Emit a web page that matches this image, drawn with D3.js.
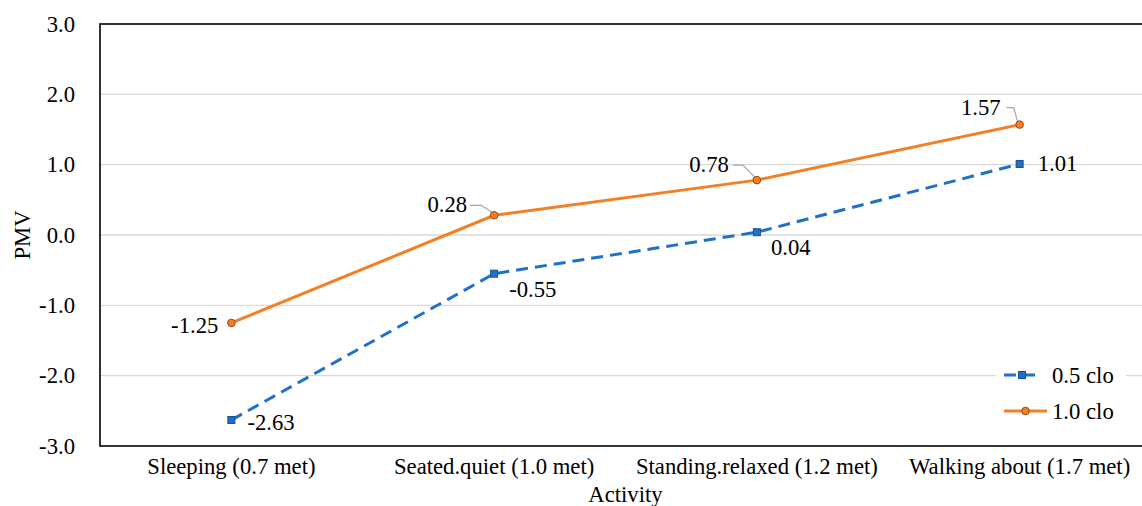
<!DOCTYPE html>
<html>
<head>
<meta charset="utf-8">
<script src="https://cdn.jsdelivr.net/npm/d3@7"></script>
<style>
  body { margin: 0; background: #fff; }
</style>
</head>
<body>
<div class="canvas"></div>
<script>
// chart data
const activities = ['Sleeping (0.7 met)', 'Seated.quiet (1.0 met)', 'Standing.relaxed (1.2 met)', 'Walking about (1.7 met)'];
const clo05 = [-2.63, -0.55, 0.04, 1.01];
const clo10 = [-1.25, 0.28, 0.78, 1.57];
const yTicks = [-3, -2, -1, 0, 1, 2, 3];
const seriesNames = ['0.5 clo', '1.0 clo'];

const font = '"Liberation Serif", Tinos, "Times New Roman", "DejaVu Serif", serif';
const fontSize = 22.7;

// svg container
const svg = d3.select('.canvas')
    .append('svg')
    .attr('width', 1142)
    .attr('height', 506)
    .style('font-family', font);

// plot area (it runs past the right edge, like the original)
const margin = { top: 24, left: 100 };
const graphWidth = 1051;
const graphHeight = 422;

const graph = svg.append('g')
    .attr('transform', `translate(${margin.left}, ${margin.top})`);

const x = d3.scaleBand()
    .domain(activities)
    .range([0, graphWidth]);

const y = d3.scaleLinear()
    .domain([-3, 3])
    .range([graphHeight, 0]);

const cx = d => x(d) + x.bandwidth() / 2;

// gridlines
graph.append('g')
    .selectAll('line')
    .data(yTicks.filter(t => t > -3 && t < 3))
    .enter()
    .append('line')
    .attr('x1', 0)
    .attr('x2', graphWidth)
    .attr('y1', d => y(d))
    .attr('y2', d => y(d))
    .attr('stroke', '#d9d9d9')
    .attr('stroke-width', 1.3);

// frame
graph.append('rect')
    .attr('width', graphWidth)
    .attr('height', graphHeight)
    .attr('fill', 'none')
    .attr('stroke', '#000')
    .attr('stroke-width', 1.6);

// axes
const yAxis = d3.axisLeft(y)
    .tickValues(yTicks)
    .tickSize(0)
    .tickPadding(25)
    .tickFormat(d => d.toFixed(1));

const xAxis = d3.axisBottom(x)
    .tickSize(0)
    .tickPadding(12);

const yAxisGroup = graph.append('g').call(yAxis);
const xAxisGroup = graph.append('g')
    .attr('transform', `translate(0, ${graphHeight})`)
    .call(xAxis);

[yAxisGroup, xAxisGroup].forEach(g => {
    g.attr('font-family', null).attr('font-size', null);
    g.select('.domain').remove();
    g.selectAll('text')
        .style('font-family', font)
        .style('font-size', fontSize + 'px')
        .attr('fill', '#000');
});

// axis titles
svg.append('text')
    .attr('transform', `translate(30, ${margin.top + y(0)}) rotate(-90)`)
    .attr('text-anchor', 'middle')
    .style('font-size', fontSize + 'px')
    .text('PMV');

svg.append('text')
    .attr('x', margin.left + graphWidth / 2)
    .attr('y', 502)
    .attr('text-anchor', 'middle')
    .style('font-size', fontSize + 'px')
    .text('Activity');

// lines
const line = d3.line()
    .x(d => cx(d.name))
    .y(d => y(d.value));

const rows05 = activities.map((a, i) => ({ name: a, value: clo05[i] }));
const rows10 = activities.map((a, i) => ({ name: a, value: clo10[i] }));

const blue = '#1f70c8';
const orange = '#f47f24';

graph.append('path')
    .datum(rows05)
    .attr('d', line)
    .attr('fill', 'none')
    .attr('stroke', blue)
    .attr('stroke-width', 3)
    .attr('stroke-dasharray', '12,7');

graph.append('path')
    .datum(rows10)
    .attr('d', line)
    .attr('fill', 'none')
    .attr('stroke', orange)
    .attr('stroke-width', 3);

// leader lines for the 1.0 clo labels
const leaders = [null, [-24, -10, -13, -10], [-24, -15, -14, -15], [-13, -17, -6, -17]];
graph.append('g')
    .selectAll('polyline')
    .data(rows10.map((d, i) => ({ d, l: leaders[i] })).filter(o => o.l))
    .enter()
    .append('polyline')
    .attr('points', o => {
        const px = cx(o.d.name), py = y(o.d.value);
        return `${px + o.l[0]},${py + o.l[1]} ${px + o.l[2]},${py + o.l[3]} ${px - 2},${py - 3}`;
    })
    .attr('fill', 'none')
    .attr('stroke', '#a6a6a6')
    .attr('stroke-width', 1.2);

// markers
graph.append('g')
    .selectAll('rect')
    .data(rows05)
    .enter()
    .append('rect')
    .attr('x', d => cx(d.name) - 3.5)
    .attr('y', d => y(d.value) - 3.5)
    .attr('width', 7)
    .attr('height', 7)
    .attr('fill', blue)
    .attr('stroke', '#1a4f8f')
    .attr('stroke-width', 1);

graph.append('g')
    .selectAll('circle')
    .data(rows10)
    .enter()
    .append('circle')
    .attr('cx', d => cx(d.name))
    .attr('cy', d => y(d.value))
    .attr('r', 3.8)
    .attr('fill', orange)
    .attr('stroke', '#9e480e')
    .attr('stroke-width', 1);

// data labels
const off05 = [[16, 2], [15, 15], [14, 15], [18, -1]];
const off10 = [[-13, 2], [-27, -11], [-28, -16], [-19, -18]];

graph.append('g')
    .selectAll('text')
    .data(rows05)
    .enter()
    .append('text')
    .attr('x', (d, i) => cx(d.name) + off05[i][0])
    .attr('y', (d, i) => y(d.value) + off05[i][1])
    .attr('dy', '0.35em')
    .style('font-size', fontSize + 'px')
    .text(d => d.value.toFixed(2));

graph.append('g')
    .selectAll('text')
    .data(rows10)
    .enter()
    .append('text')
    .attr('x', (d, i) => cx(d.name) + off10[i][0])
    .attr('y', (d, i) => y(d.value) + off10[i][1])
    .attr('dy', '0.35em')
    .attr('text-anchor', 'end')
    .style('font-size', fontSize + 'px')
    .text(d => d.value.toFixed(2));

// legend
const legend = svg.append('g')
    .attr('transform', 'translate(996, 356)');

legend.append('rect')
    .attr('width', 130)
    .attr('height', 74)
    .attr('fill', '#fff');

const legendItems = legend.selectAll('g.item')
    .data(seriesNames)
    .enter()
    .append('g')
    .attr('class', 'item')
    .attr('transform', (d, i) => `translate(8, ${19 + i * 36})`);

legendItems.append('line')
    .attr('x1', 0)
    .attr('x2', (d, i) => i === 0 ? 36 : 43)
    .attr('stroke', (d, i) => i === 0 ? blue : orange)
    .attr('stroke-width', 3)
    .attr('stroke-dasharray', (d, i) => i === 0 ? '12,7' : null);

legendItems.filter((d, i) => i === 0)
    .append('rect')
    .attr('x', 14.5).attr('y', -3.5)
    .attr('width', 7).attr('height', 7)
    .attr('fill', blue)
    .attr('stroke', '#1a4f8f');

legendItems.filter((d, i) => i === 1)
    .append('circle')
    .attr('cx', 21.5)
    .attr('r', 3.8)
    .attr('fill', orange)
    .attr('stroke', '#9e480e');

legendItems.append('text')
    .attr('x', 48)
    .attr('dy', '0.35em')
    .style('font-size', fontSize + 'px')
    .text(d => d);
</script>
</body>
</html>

▬▬▬▬▬▬▬▬▬▬

- [Task brief]
Write the material out again exactly as it appears, dropping the pictures.

- [Task answer]
Emit a web page that matches this image, drawn with D3.js.
<!DOCTYPE html>
<html>
<head>
<meta charset="utf-8">
<script src="https://cdn.jsdelivr.net/npm/d3@7"></script>
<style>
  body { margin: 0; background: #fff; }
</style>
</head>
<body>
<div class="canvas"></div>
<script>
// chart data
const activities = ['Sleeping (0.7 met)', 'Seated.quiet (1.0 met)', 'Standing.relaxed (1.2 met)', 'Walking about (1.7 met)'];
const clo05 = [-2.63, -0.55, 0.04, 1.01];
const clo10 = [-1.25, 0.28, 0.78, 1.57];
const yTicks = [-3, -2, -1, 0, 1, 2, 3];
const seriesNames = ['0.5 clo', '1.0 clo'];

const font = '"Liberation Serif", Tinos, "Times New Roman", "DejaVu Serif", serif';
const fontSize = 22.7;

// svg container
const svg = d3.select('.canvas')
    .append('svg')
    .attr('width', 1142)
    .attr('height', 506)
    .style('font-family', font);

// plot area (it runs past the right edge, like the original)
const margin = { top: 24, left: 100 };
const graphWidth = 1051;
const graphHeight = 422;

const graph = svg.append('g')
    .attr('transform', `translate(${margin.left}, ${margin.top})`);

const x = d3.scaleBand()
    .domain(activities)
    .range([0, graphWidth]);

const y = d3.scaleLinear()
    .domain([-3, 3])
    .range([graphHeight, 0]);

const cx = d => x(d) + x.bandwidth() / 2;

// gridlines
graph.append('g')
    .selectAll('line')
    .data(yTicks.filter(t => t > -3 && t < 3))
    .enter()
    .append('line')
    .attr('x1', 0)
    .attr('x2', graphWidth)
    .attr('y1', d => y(d))
    .attr('y2', d => y(d))
    .attr('stroke', '#d9d9d9')
    .attr('stroke-width', 1.3);

// frame
graph.append('rect')
    .attr('width', graphWidth)
    .attr('height', graphHeight)
    .attr('fill', 'none')
    .attr('stroke', '#000')
    .attr('stroke-width', 1.6);

// axes
const yAxis = d3.axisLeft(y)
    .tickValues(yTicks)
    .tickSize(0)
    .tickPadding(25)
    .tickFormat(d => d.toFixed(1));

const xAxis = d3.axisBottom(x)
    .tickSize(0)
    .tickPadding(12);

const yAxisGroup = graph.append('g').call(yAxis);
const xAxisGroup = graph.append('g')
    .attr('transform', `translate(0, ${graphHeight})`)
    .call(xAxis);

[yAxisGroup, xAxisGroup].forEach(g => {
    g.attr('font-family', null).attr('font-size', null);
    g.select('.domain').remove();
    g.selectAll('text')
        .style('font-family', font)
        .style('font-size', fontSize + 'px')
        .attr('fill', '#000');
});

// axis titles
svg.append('text')
    .attr('transform', `translate(30, ${margin.top + y(0)}) rotate(-90)`)
    .attr('text-anchor', 'middle')
    .style('font-size', fontSize + 'px')
    .text('PMV');

svg.append('text')
    .attr('x', margin.left + graphWidth / 2)
    .attr('y', 502)
    .attr('text-anchor', 'middle')
    .style('font-size', fontSize + 'px')
    .text('Activity');

// lines
const line = d3.line()
    .x(d => cx(d.name))
    .y(d => y(d.value));

const rows05 = activities.map((a, i) => ({ name: a, value: clo05[i] }));
const rows10 = activities.map((a, i) => ({ name: a, value: clo10[i] }));

const blue = '#1f70c8';
const orange = '#f47f24';

graph.append('path')
    .datum(rows05)
    .attr('d', line)
    .attr('fill', 'none')
    .attr('stroke', blue)
    .attr('stroke-width', 3)
    .attr('stroke-dasharray', '12,7');

graph.append('path')
    .datum(rows10)
    .attr('d', line)
    .attr('fill', 'none')
    .attr('stroke', orange)
    .attr('stroke-width', 3);

// leader lines for the 1.0 clo labels
const leaders = [null, [-24, -10, -13, -10], [-24, -15, -14, -15], [-13, -17, -6, -17]];
graph.append('g')
    .selectAll('polyline')
    .data(rows10.map((d, i) => ({ d, l: leaders[i] })).filter(o => o.l))
    .enter()
    .append('polyline')
    .attr('points', o => {
        const px = cx(o.d.name), py = y(o.d.value);
        return `${px + o.l[0]},${py + o.l[1]} ${px + o.l[2]},${py + o.l[3]} ${px - 2},${py - 3}`;
    })
    .attr('fill', 'none')
    .attr('stroke', '#a6a6a6')
    .attr('stroke-width', 1.2);

// markers
graph.append('g')
    .selectAll('rect')
    .data(rows05)
    .enter()
    .append('rect')
    .attr('x', d => cx(d.name) - 3.5)
    .attr('y', d => y(d.value) - 3.5)
    .attr('width', 7)
    .attr('height', 7)
    .attr('fill', blue)
    .attr('stroke', '#1a4f8f')
    .attr('stroke-width', 1);

graph.append('g')
    .selectAll('circle')
    .data(rows10)
    .enter()
    .append('circle')
    .attr('cx', d => cx(d.name))
    .attr('cy', d => y(d.value))
    .attr('r', 3.8)
    .attr('fill', orange)
    .attr('stroke', '#9e480e')
    .attr('stroke-width', 1);

// data labels
const off05 = [[16, 2], [15, 15], [14, 15], [18, -1]];
const off10 = [[-13, 2], [-27, -11], [-28, -16], [-19, -18]];

graph.append('g')
    .selectAll('text')
    .data(rows05)
    .enter()
    .append('text')
    .attr('x', (d, i) => cx(d.name) + off05[i][0])
    .attr('y', (d, i) => y(d.value) + off05[i][1])
    .attr('dy', '0.35em')
    .style('font-size', fontSize + 'px')
    .text(d => d.value.toFixed(2));

graph.append('g')
    .selectAll('text')
    .data(rows10)
    .enter()
    .append('text')
    .attr('x', (d, i) => cx(d.name) + off10[i][0])
    .attr('y', (d, i) => y(d.value) + off10[i][1])
    .attr('dy', '0.35em')
    .attr('text-anchor', 'end')
    .style('font-size', fontSize + 'px')
    .text(d => d.value.toFixed(2));

// legend
const legend = svg.append('g')
    .attr('transform', 'translate(996, 356)');

legend.append('rect')
    .attr('width', 130)
    .attr('height', 74)
    .attr('fill', '#fff');

const legendItems = legend.selectAll('g.item')
    .data(seriesNames)
    .enter()
    .append('g')
    .attr('class', 'item')
    .attr('transform', (d, i) => `translate(8, ${19 + i * 36})`);

legendItems.append('line')
    .attr('x1', 0)
    .attr('x2', (d, i) => i === 0 ? 36 : 43)
    .attr('stroke', (d, i) => i === 0 ? blue : orange)
    .attr('stroke-width', 3)
    .attr('stroke-dasharray', (d, i) => i === 0 ? '12,7' : null);

legendItems.filter((d, i) => i === 0)
    .append('rect')
    .attr('x', 14.5).attr('y', -3.5)
    .attr('width', 7).attr('height', 7)
    .attr('fill', blue)
    .attr('stroke', '#1a4f8f');

legendItems.filter((d, i) => i === 1)
    .append('circle')
    .attr('cx', 21.5)
    .attr('r', 3.8)
    .attr('fill', orange)
    .attr('stroke', '#9e480e');

legendItems.append('text')
    .attr('x', 48)
    .attr('dy', '0.35em')
    .style('font-size', fontSize + 'px')
    .text(d => d);
</script>
</body>
</html>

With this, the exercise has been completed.